Imagine the hiking days personified as an elementary school classroom. Some of the days are great. Some are just decent. One might even be smelly or itchy. I went to school with a kid that fit in his very own category. Great kid, super ugly, and rubbed his boogers on people. I hope puberty was good to him. Billy Bob Thornton said it best in Bad Santa when Thurman Murman pulled a candy corn from his Advent calendar, "Well they cant all be winners, can they?"
This week, I had a Greg day. The 12 mile hike along a ridge line at 5500 feet, his personality. Standing directly in the middle of a lightning cloud with metal hiking polls could be likened to his general appearance, slightly terrifying. The torrential downpour, his boogers. I love analogies.
The 12 miles took me 3 hours, dumping me at the NOC (Nantahala Outdoor Center). After some coercion, the bartenders decided to open the bar for us at 9 to watch the National Championship Game. They ended up throwing everyone out with 8 minutes left in the game. So I missed the ending and woke up with a hangover, thanks NOC!
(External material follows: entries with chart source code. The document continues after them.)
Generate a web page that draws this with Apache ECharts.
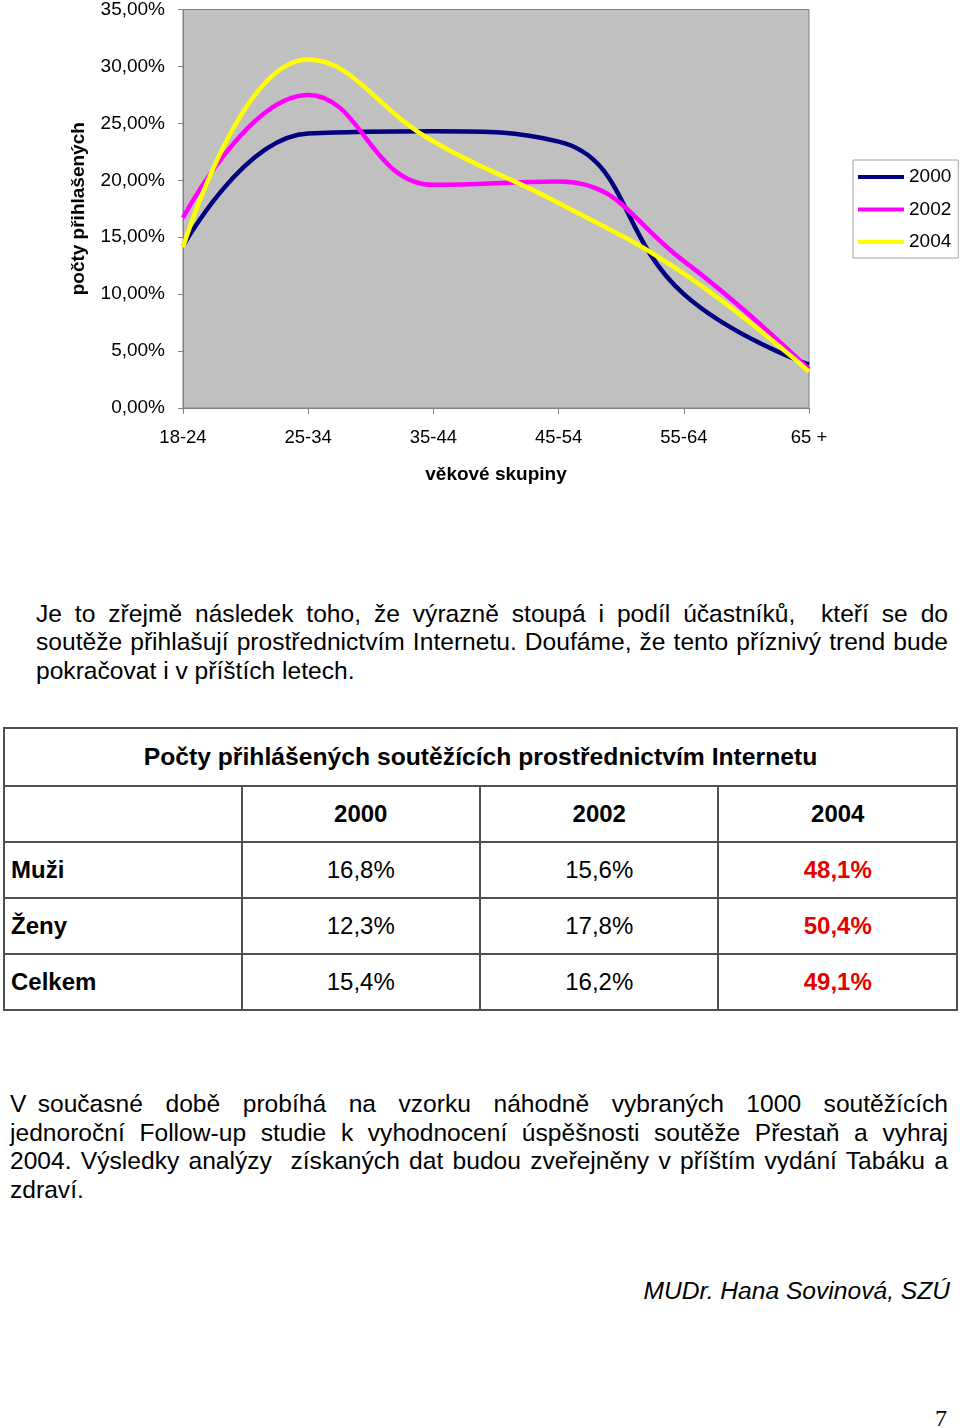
<!DOCTYPE html>
<html>
<head>
<meta charset="utf-8">
<script src="https://cdn.jsdelivr.net/npm/echarts@6/dist/echarts.min.js"></script>
<style>
  html, body { margin:0; padding:0; background:#fff; }
  body { width:960px; height:1428px; position:relative; overflow:hidden; font-family:"Liberation Sans", Arial, sans-serif; color:#000; }
  #chart { position:absolute; left:0; top:0; width:960px; height:500px; }
  .line { position:absolute; font-size:24.6px; line-height:28px; white-space:nowrap; }
  .just { text-align:justify; text-align-last:justify; white-space:normal; }
  table { position:absolute; left:3px; top:727px; width:955px; border-collapse:collapse; font-size:24px; }
  td { border:2px solid #505050; padding:0; height:54px; text-align:center; vertical-align:middle; }
  td.lab { text-align:left; padding-left:6px; font-weight:bold; }
  th { border:2px solid #505050; font-weight:bold; height:54px; font-size:24.7px; }
  .red { color:#e60000; font-weight:bold; }
</style>
</head>
<body>
<div id="chart"></div>

<div class="line just" style="left:36px;width:912px;top:600px;">Je to zřejmě následek toho, že výrazně stoupá i podíl účastníků,&nbsp; kteří se do</div>
<div class="line just" style="left:36px;width:912px;top:628px;">soutěže přihlašují prostřednictvím Internetu. Doufáme, že tento příznivý trend bude</div>
<div class="line" style="left:36px;top:657px;">pokračovat i v příštích letech.</div>

<table id="tbl"></table>

<div class="line just" style="left:10px;width:938px;top:1090px;">V současné&nbsp; době&nbsp; probíhá&nbsp; na&nbsp; vzorku&nbsp; náhodně&nbsp; vybraných&nbsp; 1000&nbsp; soutěžících</div>
<div class="line just" style="left:10px;width:938px;top:1119px;">jednoroční Follow-up studie k vyhodnocení úspěšnosti soutěže Přestaň a vyhraj</div>
<div class="line just" style="left:10px;width:938px;top:1147px;">2004. Výsledky analýzy&nbsp; získaných dat budou zveřejněny v příštím vydání Tabáku a</div>
<div class="line" style="left:10px;top:1176px;">zdraví.</div>

<div class="line" style="right:10px;top:1277px;font-style:italic;">MUDr. Hana Sovinová, SZÚ</div>
<div class="line" style="left:935px;top:1404px;font-family:'Liberation Serif','DejaVu Serif',serif;font-size:24px;">7</div>

<script>
// ---- chart data ----
const categories = ['18-24', '25-34', '35-44', '45-54', '55-64', '65 +'];
const s2000 = [14.2, 24.1, 24.3, 23.4, 10.0, 3.8];
const s2002 = [16.7, 27.5, 19.6, 19.9, 12.9, 3.4];
const s2004 = [14.1, 30.6, 23.4, 18.0, 11.8, 3.2];
const seriesNames = ['2000', '2002', '2004'];
const yTicks = [0, 5, 10, 15, 20, 25, 30, 35];

// ---- table data ----
const tableTitle = 'Počty přihlášených soutěžících prostřednictvím Internetu';
const tableYears = ['2000', '2002', '2004'];
const tableRows = ['Muži', 'Ženy', 'Celkem'];
const tMuzi = ['16,8%', '15,6%', '48,1%'];
const tZeny = ['12,3%', '17,8%', '50,4%'];
const tCelkem = ['15,4%', '16,2%', '49,1%'];

// build table
(function () {
  const tbl = document.getElementById('tbl');
  let html = '<colgroup><col style="width:238px"><col style="width:239px"><col style="width:239px"><col style="width:239px"></colgroup>';
  html += '<tr><th colspan="4" style="height:54px">' + tableTitle + '</th></tr>';
  html += '<tr><td></td>' + tableYears.map(y => '<td style="font-weight:bold">' + y + '</td>').join('') + '</tr>';
  const vals = [tMuzi, tZeny, tCelkem];
  tableRows.forEach((r, i) => {
    html += '<tr><td class="lab">' + r + '</td>' + vals[i].map((v, j) => '<td' + (j === 2 ? ' class="red"' : '') + '>' + v + '</td>').join('') + '</tr>';
  });
  tbl.innerHTML = html;
})();

const chart = echarts.init(document.getElementById('chart'), null, { renderer: 'canvas' });
const fmt = v => v.toFixed(2).replace('.', ',') + '%';
const FONT = '"Liberation Sans", Arial, sans-serif';
const colors = ['#000080', '#FF00FF', '#FFFF00'];
const data = [s2000, s2002, s2004];

chart.setOption({
  animation: false,
  grid: {
    left: 183, top: 9, width: 626, height: 399,
    show: true, backgroundColor: '#C0C0C0', borderColor: '#808080', borderWidth: 1
  },
  legend: {
    orient: 'vertical', left: 853, top: 160,
    backgroundColor: '#fff', borderColor: '#a0a0a0', borderWidth: 1,
    padding: [7, 7, 6, 5],
    itemWidth: 46, itemHeight: 4, itemGap: 12.5, icon: 'rect',
    textStyle: { fontFamily: FONT, fontSize: 19, color: '#000', lineHeight: 20 },
    data: seriesNames
  },
  xAxis: {
    type: 'category', data: categories, boundaryGap: false,
    name: 'věkové skupiny', nameLocation: 'middle', nameGap: 57,
    nameTextStyle: { fontFamily: FONT, fontSize: 19, fontWeight: 'bold', color: '#000' },
    axisLine: { lineStyle: { color: '#808080', width: 1 } },
    axisTick: { show: true, length: 6, lineStyle: { color: '#808080' }, alignWithLabel: true },
    axisLabel: { fontFamily: FONT, fontSize: 18.5, color: '#000', margin: 20 },
    splitLine: { show: false }
  },
  yAxis: {
    type: 'value', min: yTicks[0], max: yTicks[yTicks.length - 1], interval: 5,
    name: 'počty přihlašených', nameLocation: 'middle', nameGap: 95, nameRotate: 90,
    nameTextStyle: { fontFamily: FONT, fontSize: 19, fontWeight: 'bold', color: '#000' },
    axisLine: { show: true, lineStyle: { color: '#808080', width: 1 } },
    axisTick: { show: true, length: 5, lineStyle: { color: '#808080' } },
    axisLabel: { fontFamily: FONT, fontSize: 19, color: '#000', margin: 18, formatter: fmt },
    splitLine: { show: false }
  },
  series: seriesNames.map((n, i) => ({
    name: n, type: 'line', data: data[i], smooth: 0.45,
    showSymbol: false, symbol: 'none',
    lineStyle: { color: colors[i], width: 4.5 },
    itemStyle: { color: colors[i] }
  }))
});
</script>
</body>
</html>
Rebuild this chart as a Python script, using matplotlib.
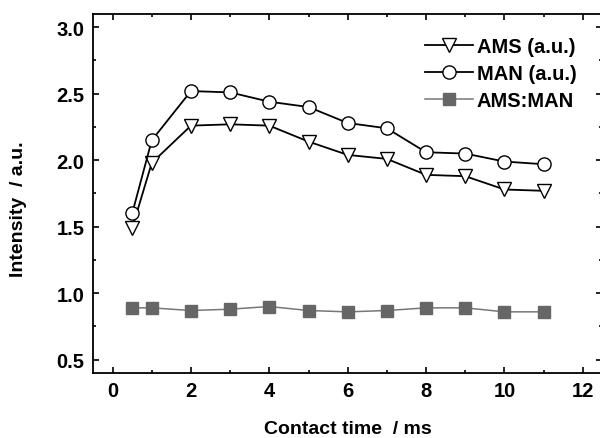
import matplotlib
matplotlib.use("Agg")
import matplotlib.pyplot as plt
from matplotlib.ticker import MultipleLocator

plt.rcParams["font.family"] = ["Liberation Sans", "DejaVu Sans"]

# 接触时间 (ms)
contact_time = [0.5, 1, 2, 3, 4, 5, 6, 7, 8, 9, 10, 11]
ams = [1.49, 1.98, 2.26, 2.27, 2.26, 2.14, 2.04, 2.01, 1.89, 1.88, 1.78, 1.77]
man = [1.60, 2.15, 2.52, 2.51, 2.44, 2.40, 2.28, 2.24, 2.06, 2.05, 1.99, 1.97]
ratio = [0.89, 0.89, 0.87, 0.88, 0.90, 0.87, 0.86, 0.87, 0.89, 0.89, 0.86, 0.86]

fig = plt.figure(figsize=(6.0, 4.39), dpi=100)
ax = fig.add_axes([0.155, 0.148, 0.849, 0.818])

ax.plot(contact_time, ams, color="black", lw=1.3, marker="v", ms=9.5,
        mfc="white", mec="black", mew=1.0, label="AMS (a.u.)")
ax.plot(contact_time, man, color="black", lw=1.3, marker="o", ms=9.5,
        mfc="white", mec="black", mew=1.0, label="MAN (a.u.)")
ax.plot(contact_time, ratio, color="#777777", lw=1.1, marker="s", ms=8,
        mfc="#666666", mec="#666666", label="AMS:MAN")

ax.set_xlim(-0.5, 12.5)
ax.set_ylim(0.4, 3.1)
ax.xaxis.set_major_locator(MultipleLocator(2))
ax.xaxis.set_minor_locator(MultipleLocator(1))
ax.yaxis.set_major_locator(MultipleLocator(0.5))
ax.yaxis.set_minor_locator(MultipleLocator(0.25))
ax.yaxis.set_major_formatter(plt.FormatStrFormatter("%.1f"))

ax.tick_params(which="both", direction="in", top=True, right=True, width=1.2)
ax.tick_params(which="major", length=4.5, labelsize=14.5, pad=6)
ax.tick_params(which="minor", length=2.5)
for lab in ax.get_xticklabels() + ax.get_yticklabels():
    lab.set_fontweight("bold")
for sp in ax.spines.values():
    sp.set_linewidth(1.3)

ax.set_xlabel("Contact time  / ms", fontsize=14, fontweight="bold", labelpad=14)
ax.set_ylabel("Intensity  / a.u.", fontsize=14, fontweight="bold")
ax.yaxis.set_label_coords(-0.13, 0.46)

leg = ax.legend(loc="upper right", bbox_to_anchor=(0.985, 0.985), frameon=False,
                handlelength=2.4, handletextpad=0.2, labelspacing=0.38,
                prop={"size": 14.5, "weight": "bold"})

fig.savefig("out.png", dpi=100)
The hike after the NOC included a 5 mile, 4500 foot ascent. Despite a belly full of beer and a glaring sun, we got 12 miles in, stopping only briefly. A massive storm was quickly sweeping in over us, so after a quick dinner, we went to bed at 8 pm, waking up at 3 am. We hit the Trail at 4 am and hiked another 11 miles to reach our destination by 10 am. 23 miles in 24 hours. Lots of numbers, sorry.
The rain started the exact moment we walked up to the shelter. The shelter looked like it were made of an old Linkin Log set, only covered in moss. I hung my hammock from the wooden supports and laid there while dozens of hikers passed through soaking wet. I'd be lying if I said I didn't enjoy their displeasure a tiny bit before asking if they needed anything.
Finally, we're here in Fontana Dam, NC. There's legitimately hundreds of Honda and Volkswagen hatchbacks that race up and down this stretch of road called the Tail of the Dragon. Apparently, there are 318 turns over 11 miles. All these assholes bring their super loud exhaust pipes here and whip around the streets while hikers attempt to commute in via shuttle or their legs. It's like being stuck in a shitty Fast and The Furious movie.
Tonight, there's a massive party going on at the biggest shelter we've seen yet. Tomorrow we enter the Smokie Mountains that are currently getting a foot of snow. Should make for some beautiful pictures.
Thanks again for reading. I have a pretty crazy 8 days coming up and hope for some more stories to tell.
I'm sure I will. If I've learned anything, it's that the Trail provides.